NOAA also reveals that by the end of 2015, almost 95 percent of coral reefs in the U.S. will have been exposed to bleaching conditions. Scientists also estimate that warming sea temperatures are resulting in the disappearance of 12,000 square miles of coral this year, especially impacting tropical regions in the U.S.

There are also numerous coral species that become vulnerable to disease when their ideal water temperatures fluctuate, exposing them to warmer waters for long periods of time. Coral bleaching occurs when corals experience stressful environmental conditions resulting in algae emissions from their tissues.

As a result of this, corals become white, where their vivid colors turn pale, due to the absence of these algae where the corals also lose their main food source, weakening them in the process.
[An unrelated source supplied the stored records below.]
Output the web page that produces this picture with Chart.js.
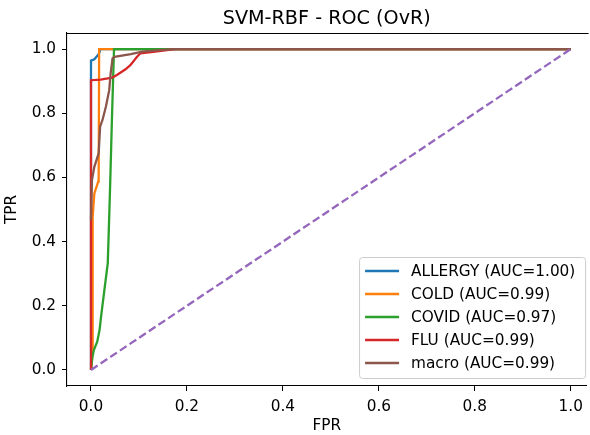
<!DOCTYPE html>
<html>
<head>
<meta charset="utf-8">
<script src="https://cdn.jsdelivr.net/npm/chart.js@4.4.0/dist/chart.umd.min.js"></script>
<style>
html,body{margin:0;padding:0;background:#fff;overflow:hidden;}
#wrap{width:590px;height:435px;}
</style>
</head>
<body>
<div id="wrap"><canvas id="c" width="590" height="435"></canvas></div>
<script>
// ---- data ----
const chartTitle = "SVM-RBF - ROC (OvR)";
const xLabel = "FPR";
const yLabel = "TPR";
const xTicks = [0.0, 0.2, 0.4, 0.6, 0.8, 1.0];
const yTicks = [0.0, 0.2, 0.4, 0.6, 0.8, 1.0];
const xRange = [-0.05, 1.033];   // visible part of the x axis (right side is cut off)
const yRange = [-0.05, 1.05];
const seriesNames = ["ALLERGY", "COLD", "COVID", "FLU", "macro"];
const seriesAuc = [1.00, 0.99, 0.97, 0.99, 0.99];

const allergyFpr = [0, 0, 0.007, 0.016, 0.020, 1.0];
const allergyTpr = [0, 0.964, 0.968, 0.984, 1.0, 1.0];

const coldFpr = [0, 0.003, 0.003, 0.004, 0.007, 0.015, 0.016, 0.017, 1.0];
const coldTpr = [0, 0.05, 0.45, 0.478, 0.55, 0.587, 0.592, 1.0, 1.0];

const covidFpr = [0, 0.003, 0.006, 0.013, 0.018, 0.021, 0.028, 0.035, 0.038, 0.040, 0.042, 0.044, 0.048, 1.0];
const covidTpr = [0, 0.04, 0.062, 0.088, 0.125, 0.166, 0.25, 0.333, 0.478, 0.58, 0.69, 0.80, 1.0, 1.0];

const fluFpr = [0, 0, 0.020, 0.044, 0.054, 0.072, 0.082, 0.096, 0.103, 0.134, 0.175, 1.0];
const fluTpr = [0, 0.903, 0.905, 0.911, 0.919, 0.937, 0.950, 0.976, 0.987, 0.992, 1.0, 1.0];

const macroFpr = [0, 0.002, 0.007, 0.016, 0.019, 0.024, 0.031, 0.038, 0.041, 0.045, 0.049, 0.083, 0.107, 0.142, 0.175, 1.0];
const macroTpr = [0.467, 0.592, 0.633, 0.675, 0.758, 0.779, 0.820, 0.872, 0.924, 0.971, 0.976, 0.984, 0.992, 0.997, 1.0, 1.0];

const chanceFpr = [0, 1];
const chanceTpr = [0, 1];

const seriesColors = ["#1f77b4", "#ff7f0e", "#2ca02c", "#d62728", "#8c564b"];
const chanceColor = "#9467bd";

// ---- build ----
const pts = (xs, ys) => xs.map((x, i) => ({x: x, y: ys[i]}));
const curves = [
  pts(allergyFpr, allergyTpr),
  pts(coldFpr, coldTpr),
  pts(covidFpr, covidTpr),
  pts(fluFpr, fluTpr),
  pts(macroFpr, macroTpr)
];
const FONT = "'DejaVu Sans', sans-serif";
const datasets = curves.map((d, i) => ({
  label: seriesNames[i] + " (AUC=" + seriesAuc[i].toFixed(2) + ")",
  data: d,
  borderColor: seriesColors[i],
  backgroundColor: seriesColors[i],
  borderWidth: 2.3,
  pointRadius: 0,
  showLine: true,
  tension: 0,
  fill: false,
  order: 10 - i,
  isLegend: true
}));
datasets.push({
  label: "chance",
  data: pts(chanceFpr, chanceTpr),
  borderColor: chanceColor,
  borderWidth: 2.3,
  borderDash: [8, 3.6],
  pointRadius: 0,
  showLine: true,
  tension: 0,
  fill: false,
  order: 1,
  isLegend: false
});

// top spine only (right spine lies outside the picture)
const framePlugin = {
  id: 'frame',
  afterDatasetsDraw(chart) {
    const a = chart.chartArea, ctx = chart.ctx;
    ctx.save();
    ctx.strokeStyle = '#000';
    ctx.lineWidth = 1.1;
    ctx.beginPath();
    ctx.moveTo(a.left, a.top + 0.5);
    ctx.lineTo(a.right + 2, a.top + 0.5);
    ctx.stroke();
    ctx.restore();
  }
};

const legendPlugin = {
  id: 'mplLegend',
  afterDraw(chart) {
    const a = chart.chartArea, ctx = chart.ctx;
    const items = chart.data.datasets.filter(d => d.isLegend);
    const boxW = 226, rowH = 23;
    const boxH = 14 + rowH * (items.length - 1) + 14 + 1;
    const right = a.right - 1.5, bottom = a.bottom - 8;
    const x0 = right - boxW, y0 = bottom - boxH;
    ctx.save();
    ctx.beginPath();
    ctx.roundRect(x0 + 0.5, y0 + 0.5, boxW, boxH, 3);
    ctx.fillStyle = 'rgba(255,255,255,0.8)';
    ctx.fill();
    ctx.strokeStyle = '#cccccc';
    ctx.lineWidth = 1;
    ctx.stroke();
    ctx.font = "15.3px " + FONT;
    ctx.textBaseline = 'middle';
    ctx.textAlign = 'left';
    items.forEach((d, i) => {
      const y = y0 + 14 + rowH * i;
      ctx.beginPath();
      ctx.moveTo(x0 + 6, y);
      ctx.lineTo(x0 + 40, y);
      ctx.strokeStyle = d.borderColor;
      ctx.lineWidth = 2.3;
      ctx.stroke();
      ctx.fillStyle = '#000';
      ctx.fillText(d.label, x0 + 52, y + 1);
    });
    ctx.restore();
  }
};

new Chart(document.getElementById('c'), {
  type: 'scatter',
  data: { datasets: datasets },
  options: {
    responsive: false,
    animation: false,
    layout: { padding: { left: 0, right: 0, top: 0, bottom: 0 } },
    plugins: {
      legend: { display: false },
      tooltip: { enabled: false },
      title: {
        display: true,
        text: chartTitle,
        fullSize: false,
        color: '#000',
        font: { family: FONT, size: 19.2, weight: 'normal' },
        padding: { top: 7, bottom: 3 }
      }
    },
    scales: {
      x: {
        type: 'linear',
        min: xRange[0], max: xRange[1],
        afterFit(s) { s.height = 49; },
        afterBuildTicks(s) { s.ticks = xTicks.map(v => ({value: v})); },
        border: { display: true, color: '#000', width: 1.1 },
        grid: { display: true, drawOnChartArea: false, drawTicks: true, tickLength: 5, tickColor: '#000', tickWidth: 1 },
        ticks: { color: '#000', padding: 7, font: { family: FONT, size: 15.3 }, maxRotation: 0, autoSkip: false,
                 callback: v => Number(v).toFixed(1) },
        title: { display: true, text: xLabel, color: '#000', font: { family: FONT, size: 15.3 }, padding: { top: 0, bottom: 0 } }
      },
      y: {
        type: 'linear',
        min: yRange[0], max: yRange[1],
        afterFit(s) { s.width = 67; },
        afterBuildTicks(s) { s.ticks = yTicks.map(v => ({value: v})); },
        border: { display: true, color: '#000', width: 1.1 },
        grid: { display: true, drawOnChartArea: false, drawTicks: true, tickLength: 5, tickColor: '#000', tickWidth: 1 },
        ticks: { color: '#000', padding: 6, font: { family: FONT, size: 15.3 }, autoSkip: false,
                 callback: v => Number(v).toFixed(1) },
        title: { display: true, text: yLabel, color: '#000', font: { family: FONT, size: 15.3 }, padding: { top: 3, bottom: 0 } }
      }
    }
  },
  plugins: [framePlugin, legendPlugin]
});
</script>
</body>
</html>
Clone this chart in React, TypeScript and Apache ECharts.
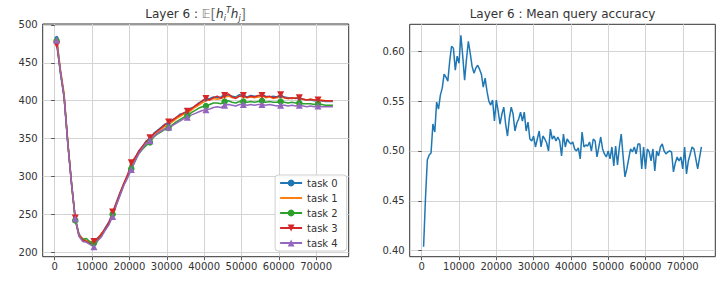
import React, { useEffect, useRef } from "react";
import * as echarts from "echarts";

// sample positions (training steps)
const leftSteps: number[] = Array.from({ length: 75 }, (_, i) => 500 + 1000 * i);
const rightSteps: number[] = Array.from({ length: 150 }, (_, i) => 500 * (i + 1));

const xTicks = [0, 10000, 20000, 30000, 40000, 50000, 60000, 70000];
const leftYTicks = [200, 250, 300, 350, 400, 450, 500];
const rightYTicks = [0.4, 0.45, 0.5, 0.55, 0.6];

const taskNames = ["task 0", "task 1", "task 2", "task 3", "task 4"];

const task0 = [
  483, 438, 407, 343, 292, 244, 224, 217, 215, 213,
  212, 219, 223, 232, 240, 251, 266, 279, 290, 301,
  312, 323, 334, 339, 347, 348, 357, 361, 365, 369,
  370, 375, 377, 382, 383, 384, 390, 392, 397, 399,
  402, 403, 405, 404, 405, 408, 407, 406, 405, 408,
  407, 405, 407, 406, 406, 408, 406, 405, 406, 405,
  406, 405, 404, 403, 404, 403, 402, 401, 401, 400,
  400, 400, 399, 399, 399,
];
const task1 = [
  485, 442, 410, 346, 291, 243, 223, 218, 215, 214,
  213, 217, 225, 230, 238, 250, 264, 277, 290, 300,
  311, 322, 331, 338, 343, 346, 354, 358, 362, 366,
  368, 372, 376, 379, 382, 383, 387, 391, 394, 397,
  400, 401, 403, 402, 403, 405, 406, 404, 404, 406,
  405, 404, 405, 404, 405, 406, 404, 405, 403, 404,
  405, 404, 403, 403, 404, 402, 402, 401, 402, 401,
  401, 401, 400, 400, 400,
];
const task2 = [
  479, 437, 404, 344, 289, 242, 221, 217, 218, 213,
  212, 216, 223, 229, 237, 250, 263, 276, 289, 299,
  310, 320, 330, 336, 341, 345, 352, 356, 359, 362,
  364, 368, 372, 375, 378, 380, 384, 387, 390, 392,
  393, 395, 397, 397, 396, 399, 400, 398, 397, 399,
  399, 398, 399, 398, 399, 400, 398, 399, 398, 398,
  399, 398, 397, 398, 397, 397, 396, 396, 396, 395,
  396, 395, 394, 394, 394,
];
const task3 = [
  474, 440, 405, 345, 290, 245, 222, 216, 214, 211,
  214, 218, 224, 231, 239, 253, 265, 278, 291, 302,
  318, 325, 333, 340, 346, 351, 356, 360, 364, 368,
  372, 374, 378, 381, 384, 386, 389, 393, 396, 400,
  403, 401, 404, 406, 403, 407, 409, 405, 403, 406,
  407, 404, 406, 405, 407, 407, 405, 406, 404, 405,
  408, 404, 403, 404, 403, 404, 402, 401, 402, 401,
  401, 400, 400, 400, 400,
];
const task4 = [
  480, 439, 406, 343, 290, 244, 221, 214, 213, 210,
  207, 215, 220, 229, 236, 247, 262, 275, 288, 298,
  309, 320, 330, 337, 344, 347, 353, 357, 360, 363,
  365, 367, 370, 373, 376, 378, 381, 383, 385, 387,
  388, 389, 391, 392, 391, 394, 395, 394, 393, 395,
  395, 394, 395, 394, 395, 395, 394, 395, 394, 393,
  394, 394, 393, 394, 393, 394, 393, 392, 393, 392,
  393, 392, 392, 392, 392,
];

const meanQueryAccuracy = [
  0.404, 0.452, 0.491, 0.496, 0.498, 0.527, 0.519, 0.549, 0.542, 0.556,
  0.563, 0.577, 0.574, 0.570, 0.590, 0.605, 0.603, 0.581, 0.595, 0.588,
  0.616, 0.595, 0.571, 0.592, 0.610, 0.598, 0.585, 0.578, 0.583, 0.586,
  0.582, 0.577, 0.564, 0.573, 0.560, 0.550, 0.546, 0.551, 0.530, 0.551,
  0.540, 0.527, 0.537, 0.544, 0.527, 0.515, 0.533, 0.544, 0.537, 0.520,
  0.528, 0.532, 0.539, 0.530, 0.539, 0.520, 0.529, 0.512, 0.510, 0.515,
  0.504, 0.512, 0.520, 0.504, 0.515, 0.512, 0.508, 0.500, 0.522, 0.512,
  0.515, 0.510, 0.514, 0.510, 0.495, 0.517, 0.504, 0.512, 0.509, 0.507,
  0.509, 0.502, 0.500, 0.503, 0.492, 0.519, 0.504, 0.506, 0.505, 0.509,
  0.500, 0.512, 0.510, 0.494, 0.504, 0.514, 0.502, 0.497, 0.494, 0.500,
  0.492, 0.504, 0.485, 0.505, 0.486, 0.504, 0.517, 0.495, 0.474, 0.482,
  0.492, 0.502, 0.499, 0.504, 0.497, 0.507, 0.507, 0.482, 0.504, 0.482,
  0.502, 0.499, 0.490, 0.502, 0.480, 0.500, 0.495, 0.504, 0.507, 0.500,
  0.497, 0.499, 0.500, 0.499, 0.479, 0.488, 0.494, 0.490, 0.494, 0.482,
  0.504, 0.477, 0.490, 0.497, 0.504, 0.502, 0.492, 0.482, 0.493, 0.504,
];

const FONT = "DejaVu Sans";
const TXT = "#333";
const GRIDLINE = "#d4d4d4";

const taskStyles = [
  { values: task0, color: "#1f77b4", symbol: "circle", size: 4 },
  { values: task1, color: "#ff7f0e", symbol: "none", size: 0 },
  { values: task2, color: "#2ca02c", symbol: "circle", size: 6.5 },
  { values: task3, color: "#d62728", symbol: "path://M0,0L10,0L5,9Z", size: 7 },
  { values: task4, color: "#9467bd", symbol: "triangle", size: 7 },
];

function xAxisDef(gridIndex: number) {
  return {
    type: "value",
    gridIndex,
    min: -3225,
    max: 78725,
    axisLine: { show: false },
    axisTick: { show: true, length: 3.5, lineStyle: { color: "#333", width: 0.8 }, customValues: xTicks },
    axisLabel: {
      customValues: xTicks,
      fontSize: 10,
      color: TXT,
      fontFamily: FONT,
      margin: 5,
      formatter: (v: number) => String(v),
    },
    splitLine: { show: true, lineStyle: { color: GRIDLINE, width: 1 } },
  };
}

export default function App() {
  const ref = useRef<HTMLDivElement>(null);
  useEffect(() => {
    if (!ref.current) return;
    const chart = echarts.init(ref.current, undefined, { renderer: "svg" });

    const leftSeries = taskStyles.map((t, k) => ({
      type: "line",
      name: taskNames[k],
      xAxisIndex: 0,
      yAxisIndex: 0,
      symbol: t.symbol,
      symbolSize: t.size,
      showSymbol: true,
      showAllSymbol: true,
      silent: true,
      lineStyle: { color: t.color, width: 1.5 },
      itemStyle: { color: t.color },
      emphasis: { disabled: true },
      data: t.values.map((v, i) =>
        i % 5 === 0 ? { value: [leftSteps[i], v] } : { value: [leftSteps[i], v], symbol: "none" }
      ),
    }));

    const option: any = {
      animation: false,
      grid: [
        { left: 42.7, top: 24, width: 306, height: 232.7, show: true, borderColor: "#333", borderWidth: 1, backgroundColor: "transparent" },
        { left: 409.7, top: 24.3, width: 305.6, height: 232.4, show: true, borderColor: "#333", borderWidth: 1, backgroundColor: "transparent" },
      ],
      xAxis: [xAxisDef(0), xAxisDef(1)],
      yAxis: [
        {
          type: "value",
          gridIndex: 0,
          min: 194,
          max: 501.3,
          axisLine: { show: false },
          axisTick: { show: true, length: 3.5, lineStyle: { color: "#333", width: 0.8 }, customValues: leftYTicks },
          axisLabel: { customValues: leftYTicks, fontSize: 10, color: TXT, fontFamily: FONT, margin: 5 },
          splitLine: { show: true, lineStyle: { color: GRIDLINE, width: 1 } },
        },
        {
          type: "value",
          gridIndex: 1,
          min: 0.394,
          max: 0.627,
          axisLine: { show: false },
          axisTick: { show: true, length: 3.5, lineStyle: { color: "#333", width: 0.8 }, customValues: rightYTicks },
          axisLabel: {
            customValues: rightYTicks,
            fontSize: 10,
            color: TXT,
            fontFamily: FONT,
            margin: 5,
            formatter: (v: number) => v.toFixed(2),
          },
          splitLine: { show: true, lineStyle: { color: GRIDLINE, width: 1 } },
        },
      ],
      legend: {
        show: true,
        data: [
          { name: "task 0" },
          { name: "task 1", itemStyle: { opacity: 0 } },
          { name: "task 2" },
          { name: "task 3" },
          { name: "task 4" },
        ],
        orient: "vertical",
        right: 379.3,
        bottom: 30,
        itemWidth: 22,
        itemHeight: 8.5,
        itemGap: 5,
        padding: [3, 9, 3, 4],
        backgroundColor: "rgba(255,255,255,0.85)",
        borderColor: "#d0d0d0",
        borderWidth: 1,
        borderRadius: 3,
        selectedMode: false,
        textStyle: { fontSize: 10, color: TXT, fontFamily: FONT, lineHeight: 10 },
      },
      graphic: [
        {
          type: "text",
          x: 195.7,
          y: 14,
          silent: true,
          style: {
            text: "Layer 6 : {bb|𝔼}{br|[}{it|h}{sub|i}{sup|T}{it|h}{sub|j}{br|]}",
            align: "center",
            verticalAlign: "middle",
            fontSize: 12,
            fontFamily: FONT,
            fill: TXT,
            rich: {
              bb: { fontSize: 12, fontFamily: FONT, fill: "#777", lineHeight: 16 },
              br: { fontSize: 14, fontFamily: FONT, fill: "#777", lineHeight: 16 },
              it: { fontSize: 12, fontFamily: FONT, fontStyle: "italic", fill: TXT, lineHeight: 16 },
              sub: { fontSize: 8, fontFamily: FONT, fontStyle: "italic", fill: TXT, verticalAlign: "bottom", lineHeight: 8 },
              sup: { fontSize: 8, fontFamily: FONT, fontStyle: "italic", fill: TXT, verticalAlign: "top", lineHeight: 8 },
            },
          },
        },
        {
          type: "text",
          x: 562.5,
          y: 14,
          silent: true,
          style: {
            text: "Layer 6 : Mean query accuracy",
            align: "center",
            verticalAlign: "middle",
            fontSize: 12,
            fontFamily: FONT,
            fill: TXT,
          },
        },
      ],
      series: [
        ...leftSeries,
        {
          type: "line",
          name: "Mean query accuracy",
          xAxisIndex: 1,
          yAxisIndex: 1,
          showSymbol: false,
          symbol: "none",
          silent: true,
          lineStyle: { color: "#1f77b4", width: 1.5 },
          itemStyle: { color: "#1f77b4" },
          emphasis: { disabled: true },
          data: meanQueryAccuracy.map((v, i) => [rightSteps[i], v]),
        },
      ],
    };
    chart.setOption(option);
    return () => chart.dispose();
  }, []);
  return (
    <div
      ref={ref}
      style={{ position: "absolute", left: 0, top: 0, width: 726, height: 281, background: "#fff" }}
    />
  );
}
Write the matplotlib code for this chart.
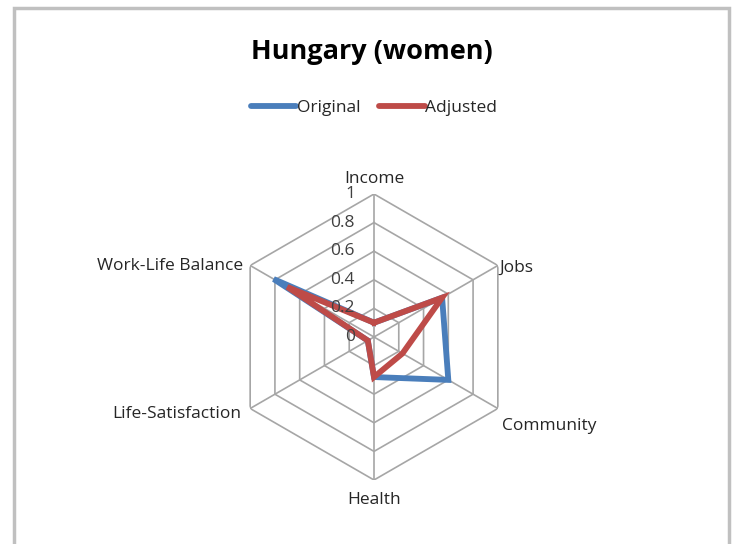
import numpy as np
import matplotlib

matplotlib.use('Agg')
import matplotlib.pyplot as plt
from matplotlib.patches import Rectangle
from matplotlib.transforms import offset_copy

# Data
categories = ['Income', 'Jobs', 'Community', 'Health', 'Life-Satisfaction', 'Work-Life Balance']
original = [0.10, 0.55, 0.60, 0.28, 0.05, 0.81]
adjusted = [0.10, 0.55, 0.23, 0.28, 0.05, 0.70]
levels = [0, 0.2, 0.4, 0.6, 0.8, 1.0]
level_labels = ['0', '0.2', '0.4', '0.6', '0.8', '1']

plt.rcParams['font.family'] = ['Open Sans', 'DejaVu Sans']

W, H = 738, 544
fig = plt.figure(figsize=(W / 100, H / 100), dpi=100)

# chart border
fig.patches.append(Rectangle((14 / W, -0.05), (729 - 14) / W, 1.05 - 8 / H,
                             transform=fig.transFigure, fill=False,
                             edgecolor='#c0c0c0', linewidth=2.5))

cx, cy, R = 374, 337, 143
ax = fig.add_axes([(cx - R) / W, (H - cy - R) / H, 2 * R / W, 2 * R / H], projection='polar')
ax.set_theta_offset(np.pi / 2)
ax.set_theta_direction(-1)
ax.set_ylim(0, 1)
ax.grid(False)
ax.set_xticks([])
ax.set_yticks([])
ax.spines['polar'].set_visible(False)
ax.patch.set_visible(False)

n = len(categories)
angles = np.arange(n) * 2 * np.pi / n
closed = np.append(angles, angles[0])

grid_color = '#a6a6a6'
for lv in levels[1:]:
    ax.plot(closed, [lv] * (n + 1), color=grid_color, lw=1.2, zorder=1)
for a in angles:
    ax.plot([a, a], [0, 1], color=grid_color, lw=1.2, zorder=1)

ax.plot(closed, original + original[:1], color='#4a7ebb', lw=4.2, label='Original',
        solid_joinstyle='miter', zorder=3)
ax.plot(closed, adjusted + adjusted[:1], color='#be4b48', lw=4.2, label='Adjusted',
        solid_joinstyle='miter', zorder=4)

fs = 12.5
# radial value labels
for lv, lab in zip(levels, level_labels):
    ax.text(0, lv, lab, transform=offset_copy(ax.transData, fig=fig, x=-19, y=0, units='dots'),
            ha='right', va='center', fontsize=fs, color='#404040', zorder=5)

# category labels
label_pos = [(0, 15, 'center', 'center'), (2, -2, 'left', 'center'), (4, -18, 'left', 'center'),
             (0, -20, 'center', 'center'), (-9, -5, 'right', 'center'), (-7, -1, 'right', 'center')]
for a, cat, (dx, dy, ha, va) in zip(angles, categories, label_pos):
    ax.text(a, 1, cat, transform=offset_copy(ax.transData, fig=fig, x=dx, y=dy, units='dots'),
            ha=ha, va=va, fontsize=fs, color='#262626')

fig.text(372 / W, 1 - 52 / H, 'Hungary (women)', ha='center', va='center',
         fontsize=19.5, fontweight='bold', color='#000000')

leg = fig.legend(loc='center', bbox_to_anchor=(374 / W, 1 - 108 / H), ncol=2, frameon=False,
                 fontsize=fs, handlelength=2.6, handletextpad=0.05, columnspacing=1.1)
for line in leg.get_lines():
    line.set_solid_capstyle('round')
for t in leg.get_texts():
    t.set_color('#262626')

fig.savefig('out.png', dpi=100)
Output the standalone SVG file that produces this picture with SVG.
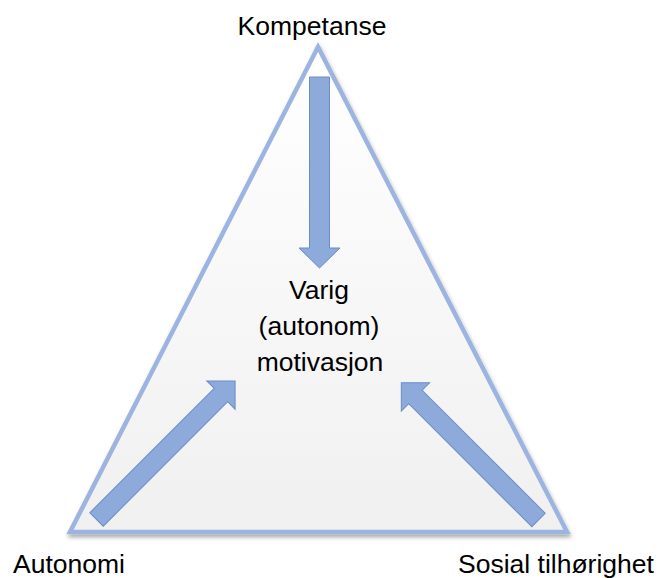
<svg xmlns="http://www.w3.org/2000/svg" width="669" height="578" viewBox="0 0 669 578">
  <style>
    .label { font-family: "Liberation Sans", Arial, sans-serif; font-size: 26.5px; fill: #000; }
    .center { text-anchor: middle; }
    .frame { fill: url(#triFill); stroke: #9cb4df; stroke-width: 4.5; stroke-linejoin: miter; }
    .arrow { fill: #8eaadb; stroke: #6a8cc7; stroke-width: 1; stroke-linejoin: miter; }
  </style>
  <defs>
    <linearGradient id="triFill" x1="0" y1="0" x2="0" y2="1">
      <stop offset="0" stop-color="#ffffff"/>
      <stop offset="1" stop-color="#f0f0f0"/>
    </linearGradient>
    <filter id="shadow" x="-10%" y="-10%" width="120%" height="125%">
      <feGaussianBlur in="SourceAlpha" stdDeviation="2"/>
      <feOffset dx="1" dy="3" result="blur"/>
      <feComponentTransfer><feFuncA type="linear" slope="0.35"/></feComponentTransfer>
      <feMerge><feMergeNode/><feMergeNode in="SourceGraphic"/></feMerge>
    </filter>
  </defs>

  <rect width="669" height="578" fill="#ffffff"/>

  <!-- triangle frame -->
  <g id="triangle" filter="url(#shadow)">
    <polygon class="frame" points="318,47 70,532 567,532"/>
  </g>

  <!-- arrows pointing to the centre -->
  <g id="connectors">
    <!-- from Kompetanse (down) -->
    <path class="arrow" transform="translate(319.5,77) rotate(90)" d="M0,-10 H171 V-20.5 L191,0 L171,20.5 V10 H0 Z"/>
    <!-- from Autonomi (up-right) -->
    <path class="arrow" transform="translate(96.5,519.5) rotate(-45)" d="M0,-9.5 H176 V-20 L196,0 L176,20 V9.5 H0 Z"/>
    <!-- from Sosial tilhørighet (up-left) -->
    <path class="arrow" transform="translate(538.5,520) rotate(-135)" d="M0,-9.5 H174 V-20 L194,0 L174,20 V9.5 H0 Z"/>
  </g>

  <g id="node-kompetanse">
    <text class="label center" x="312" y="35">Kompetanse</text>
  </g>

  <g id="node-motivasjon">
    <text class="label center" x="319" y="299" font-size="27">Varig</text>
    <text class="label center" x="319" y="335" font-size="27">(autonom)</text>
    <text class="label center" x="320" y="371" font-size="27">motivasjon</text>
  </g>

  <g id="node-autonomi">
    <text class="label" x="13" y="573">Autonomi</text>
  </g>

  <g id="node-sosial">
    <text class="label" x="458" y="573" font-size="27.5">Sosial tilhørighet</text>
  </g>
</svg>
Most corals recover from mild bleaching, however, long term or severe bleaching events can cause corals to die. When corals die, this could mean harming marine ecosystems, lessening shoreline protection for fish and other marine life.

According to Jennifer Koss of NOAA's Coral Reef Conservation Program, these bleaching events can be prevented by targeting human threats such as unsustainable fishing practices and land runoff pollution that adds more stress to the corals.